+44 - Live In Manchester
[1-2-3-4 Records]
Published Wednesday, 14th February, 2007 at 5:15 PM
UK release date: 12th February 2007
Written by David Adair
Download: iTunes (UK) Amazon (US)
Buy CD: Amazon (US) Amazon (UK)
A Travis-less +44, makes a low key entrance in contrast to front man Mark Hoppus’ reputation with Blink 182. Instead they stride meaningfully into their bounding and lyrically reflective material, leaning largely on debut album material.
‘Lycanthrope’ gives substitute drummer, Gill a chance to earn his corn and provide the broad, mid-tempo drive. He adeptly crafts a groove for Hoppus to ride his dragging, thoughtful vocals over. A theme that continues into the power pop, plead of ‘Baby Come On’ that gives the pit energy and a bit of rhythm.
Power ode, ‘Little Death’ represents the biggest departure from the lead man’s other project, as slow chiming guitars start the mournful sojourn. Eerie ambient interludes elevate the two tier vocals, scattering slow soul searching cries in the verses, before the emotion takes over and an emo/punk plain is reached. This range is well-received and the expected cries for Blink 182 songs are easily suppressed.

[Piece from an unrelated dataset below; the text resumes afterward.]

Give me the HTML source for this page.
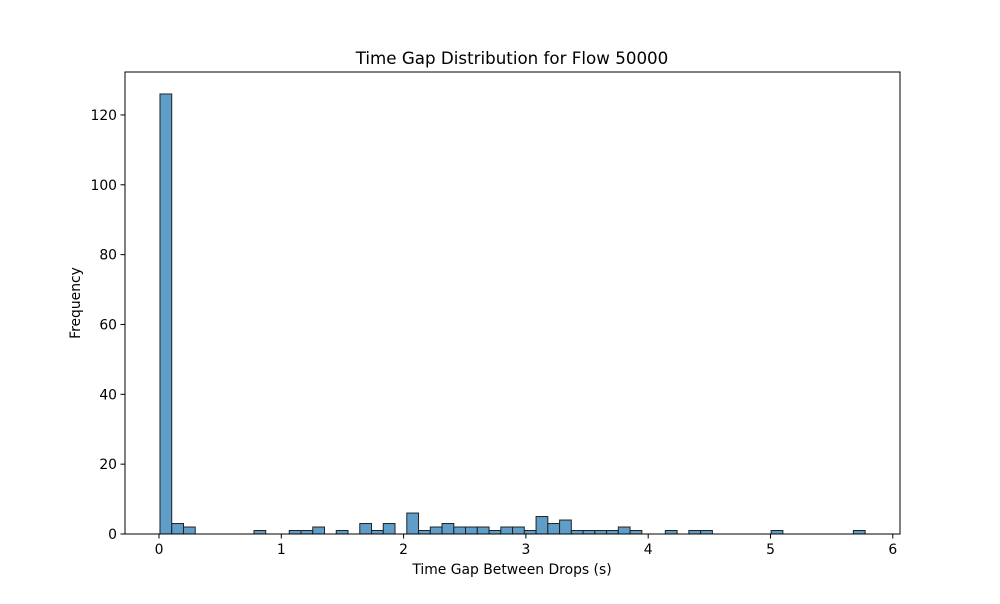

Hoppus has not lost his enthusiastic and chatty stage presence, he’s just flushed away the toilet humour and not too many complain about that. ‘Chapter 13’ keeps the yearning touch ticking, it is an apt demonstration of mood building that is facilitated by the rumbling percussion and slow stabbing, lingering guitars.
Tonight’s searching set represents a progression for Hoppus and could render Blink 182’s “indefinite hiatus” longer than many critics truly expected.